Arts committee proposes new approach for campus arts facilities

Since the University announced last year that it was setting aside plans for a Peter Eisenman-designed arts center whose cost was estimated at $45 million to $50 million, an Arts Center Committee has been quietly studying ways for Emory to meets its arts-related needs in a more cost-efficient way.

Arts Center Committee Chair Rosemary Magee, associate dean of Emory College, led a presentation and discussion of a feasibility study the committee has been preparing at the April 9 Faculty Council meeting. The committee's membership includes the chairs of the music and theater studies departments, and the directors of the film studies and dance programs. Magee said the committee is hoping to gain the support of groups such as the Faculty Council for its arts proposal.

Unlike the Eisenman plan, which called for construction of a single structure (larger than almost any current Emory building) near the corner of Clifton and North Decatur roads to house all of Emory's arts programs, the Arts Center Committee's plan proposes a more decentralized "arts village" approach that includes adapting existing buildings for arts programming needs as well as constructing a new facility. Magee estimated the plan's cost at $25 million-$30 million, just over half the cost of the Eisenman plan.

The committee's three-point proposal, which Magee said is still evolving as the committee goes through the process of presenting it to various campus groups, calls for the following:

*Constructing a new building on the original arts center site and developing an outdoor arts commons area: Magee said the new $25-million, 60,000-square-foot building would include a primary performance space open to all the arts programs (music, theater, dance and film), specialized instructional spaces, rehearsal areas and classrooms and an indoor commons. The outdoor commons area would be located on the current site of Annex B, which is used by theater studies as classroom and performance space. The area is located behind the Rich Building, which will be vacated in 1997 when the business school moves to its new building.

*Adapting the Rich Building and the Burlington Road Building (part of the former Emory Baptist Church) to address the needs of arts programs: The result would be 30,000 square feet of space for offices and classrooms, a multi-use performance studio, and some practice and support areas. The committee's preliminary cost estimate is $2.3 million.

*Continuing to use some existing spaces to meet specific performance needs: This would involve the continued use of Glenn Memorial Auditorium for large-audience events and organ recitals; the continued use of Cannon Chapel for some events; and limited use of the recently renovated Performing Arts Studio (formerly the Emory Baptist Church sanctuary) for smaller-audience events.
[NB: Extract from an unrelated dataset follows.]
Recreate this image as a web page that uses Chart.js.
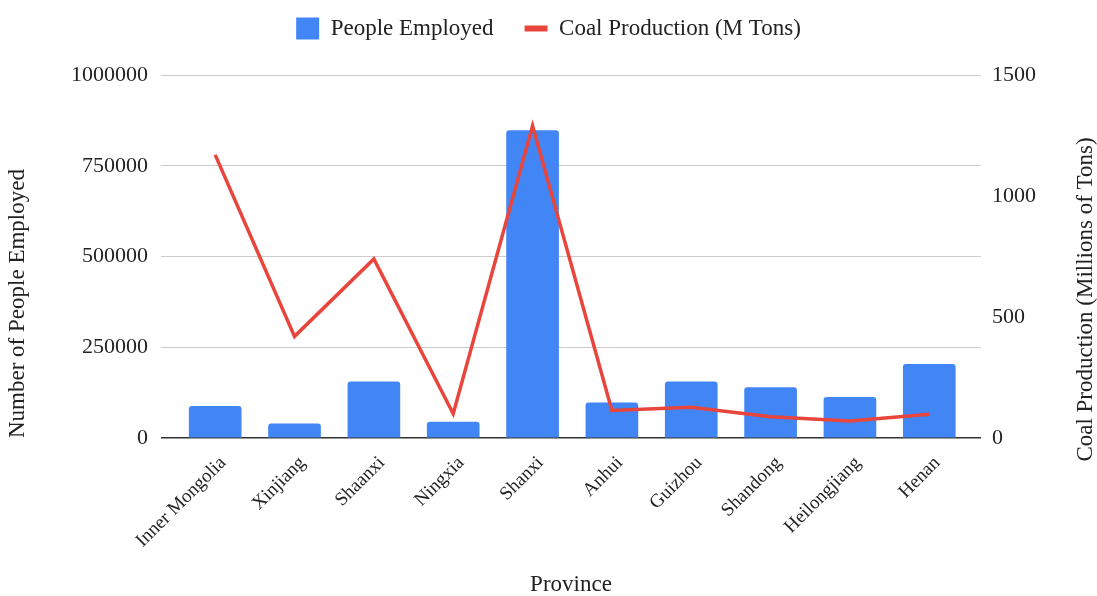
<!DOCTYPE html>
<html>
<head>
<meta charset="utf-8">
<title>Coal employment by province</title>
<script src="https://cdn.jsdelivr.net/npm/chart.js@4/dist/chart.umd.min.js"></script>
<style>
    body { margin: 0; background: #fff; }
    #wrap { width: 1097px; height: 596px; }
</style>
</head>
<body>
<div id="wrap"><canvas id="coal-chart" width="1097" height="596"></canvas></div>
<script>
// Provinces on the x axis
const provinces = ['Inner Mongolia', 'Xinjiang', 'Shaanxi', 'Ningxia', 'Shanxi',
    'Anhui', 'Guizhou', 'Shandong', 'Heilongjiang', 'Henan'];

// Bars: number of people employed
const peopleEmployed = [87000, 39000, 155000, 44000, 847000, 97000, 155000, 139000, 112000, 203000];

// Line: coal production, millions of tons
const coalProduction = [1170, 420, 740, 100, 1290, 114, 127, 88, 70, 98];

// Axis ticks
const employedTicks = [0, 250000, 500000, 750000, 1000000];
const productionTicks = [0, 500, 1000, 1500];

const FONT = "'Liberation Serif', 'Times New Roman', serif";
const TEXT = '#222';
const BLUE = '#4285f4';
const RED = '#e8453c';

// Legend is shorter than its padding wants; pin its height so the plot starts lower
const legendHeight = {
    id: 'legendHeight',
    beforeLayout(chart) {
        const legend = chart.legend;
        if (!legend || legend._pinned) return;
        const fit = legend.fit;
        legend.fit = function () {
            fit.call(this);
            this.height = 89;
        };
        legend._pinned = true;
    }
};

// Right axis title reads bottom-to-top, Chart.js draws it the other way round
const rightTitle = {
    id: 'rightTitle',
    afterDraw(chart) {
        const ctx = chart.ctx;
        const area = chart.chartArea;
        ctx.save();
        ctx.translate(1086, (area.top + area.bottom) / 2 + 43);
        ctx.rotate(-Math.PI / 2);
        ctx.font = `23px ${FONT}`;
        ctx.fillStyle = TEXT;
        ctx.textAlign = 'center';
        ctx.textBaseline = 'middle';
        ctx.fillText('Coal Production (Millions of Tons)', 0, 0);
        ctx.restore();
    }
};

const ctx = document.getElementById('coal-chart');

new Chart(ctx, {
    data: {
        datasets: [{
            type: 'bar',
            label: 'People Employed',
            data: provinces.map((p, i) => ({ x: i, y: peopleEmployed[i] })),
            backgroundColor: BLUE,
            borderWidth: 0,
            borderRadius: 3,
            barThickness: 52,
            yAxisID: 'y',
            pointStyle: 'rect',
            order: 2
        }, {
            type: 'line',
            label: 'Coal Production (M Tons)',
            data: provinces.map((p, i) => ({ x: i, y: coalProduction[i] })),
            borderColor: RED,
            backgroundColor: RED,
            borderWidth: 3.5,
            borderJoinStyle: 'miter',
            pointRadius: 0,
            tension: 0,
            yAxisID: 'y1',
            pointStyle: 'line',
            order: 1
        }]
    },
    options: {
        responsive: false,
        animation: false,
        layout: {
            padding: { top: -14, left: 0, right: 0, bottom: 0 }
        },
        plugins: {
            legend: {
                position: 'top',
                labels: {
                    usePointStyle: true,
                    pointStyleWidth: 23,
                    boxHeight: 22,
                    padding: 31,
                    color: TEXT,
                    font: { family: FONT, size: 23 },
                    sort: (a, b) => a.datasetIndex - b.datasetIndex,
                    generateLabels(chart) {
                        const items = Chart.defaults.plugins.legend.labels.generateLabels(chart);
                        items.forEach(item => {
                            if (item.pointStyle === 'line') item.lineWidth = 6;
                        });
                        return items;
                    }
                }
            },
            tooltip: { enabled: false }
        },
        scales: {
            x: {
                type: 'linear',
                offset: false,
                min: -0.683,
                max: 9.652,
                afterBuildTicks(scale) {
                    scale.ticks = provinces.map((p, i) => ({ value: i }));
                },
                afterFit(scale) {
                    scale.height = 158;
                },
                grid: { display: false, offset: false },
                border: { display: false },
                ticks: {
                    autoSkip: false,
                    minRotation: 45,
                    maxRotation: 45,
                    padding: 6,
                    labelOffset: 8,
                    color: TEXT,
                    font: { family: FONT, size: 19 },
                    callback: value => provinces[value]
                },
                title: {
                    display: true,
                    text: 'Province',
                    color: TEXT,
                    font: { family: FONT, size: 23, lineHeight: 1 },
                    padding: { top: 0, bottom: 0 }
                }
            },
            y: {
                position: 'left',
                min: 0,
                max: 1000000,
                afterBuildTicks(scale) {
                    scale.ticks = employedTicks.map(v => ({ value: v }));
                },
                afterFit(scale) {
                    scale.width = 161;
                },
                grid: {
                    color: c => (c.tick && c.tick.value === 0 ? '#333' : '#ccc'),
                    lineWidth: c => (c.tick && c.tick.value === 0 ? 1.5 : 1),
                    drawTicks: false
                },
                border: { display: false },
                ticks: {
                    padding: 13,
                    color: TEXT,
                    font: { family: FONT, size: 22 },
                    callback: value => String(value)
                },
                title: {
                    display: true,
                    text: 'Number of People Employed',
                    align: 'start',
                    color: TEXT,
                    font: { family: FONT, size: 23 },
                    padding: { top: 4, bottom: 4 }
                }
            },
            y1: {
                position: 'right',
                min: 0,
                max: 1500,
                afterBuildTicks(scale) {
                    scale.ticks = productionTicks.map(v => ({ value: v }));
                },
                afterFit(scale) {
                    scale.width = 116;
                },
                grid: { drawOnChartArea: false, drawTicks: false },
                border: { display: false },
                ticks: {
                    padding: 11,
                    color: TEXT,
                    font: { family: FONT, size: 22 },
                    callback: value => String(value)
                }
            }
        }
    },
    plugins: [legendHeight, rightTitle]
});
</script>
</body>
</html>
Support for student theatrical groups also would be provided.

Committee member Sarah Boykin, project manager for the Performing Arts Studio and Burlington Road Building projects, said the committee's plan presents "an opportunity to provide the identity and presence that Emory's arts programs deserve."

"This proposal meets the needs for the arts programs that we see as most important," said Magee. "We will move quickly to ask the University to allow us to move forward with the formal design process."